Through these eight days the book follows the narrator’s experiences of relationships, breakups, situationships, and how they cope with them. Lawless’ writing is truly something I have never seen before in a novel, with its stream of consciousness infiltrating your own mind, making you feel so close to the narrator and the events of their life they could truly be your own. The narrator’s experiences and emotions are laid bare to anyone who will listen, giving a truly unfiltered version of the events and experiences they face.
I think one of the important elements included in the novel was the narrator’s experience with mental health. Much like the rest of the novel, it is honest and does not shy away from the truly gritty side of accepting oneself or facing insecurities. Maddy goes on a journey, and I think there was a significant shift from the character you meet on the first Saturday, compared to the last Saturday.
The novel also celebrates queerness, and the narrator’s experiences as a queer woman exploring sex, love, and relationships are shared openly with readers.
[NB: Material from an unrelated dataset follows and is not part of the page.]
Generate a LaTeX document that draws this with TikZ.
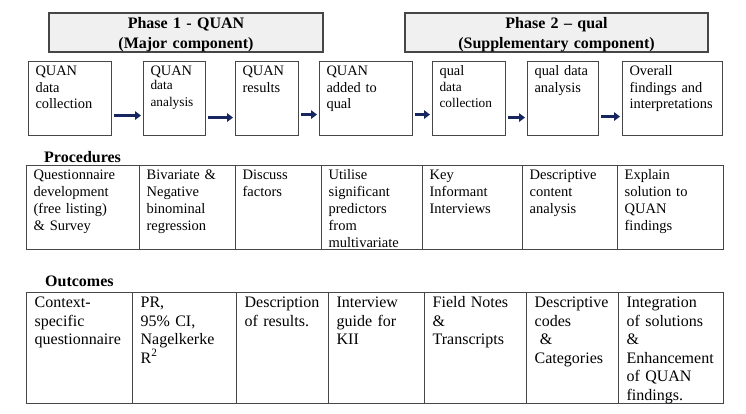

A quote that struck me was one shared towards the end of the days: ‘the real of me, the part of me that’s wanted to woo women and be wooed by them…so she could read it and know how much I pledged, has wanted to string them up in neon lights so she could look out at night and see not the stars but my devotion’ (p. 207). The thoughts are so freely given that you cannot help but be reminded of the all-consuming feeling of being in love. The narrator is often outspoken in their words, but a lot of the time their thoughts are so tender and sincere you have to pause and sit with what you have just read; a reminder for how to be vulnerable with yourself.
This novel was unbelievable and truly such a joy to pick up and read. While some serious themes such as climate change are interwoven throughout, there was a serene feeling that came over me when reading it, as the real world and a lot of its problems fell away. This blunt and uncensored story is truly a piece of art, and you would be doing yourself a disservice by not immersing yourself in this story immediately.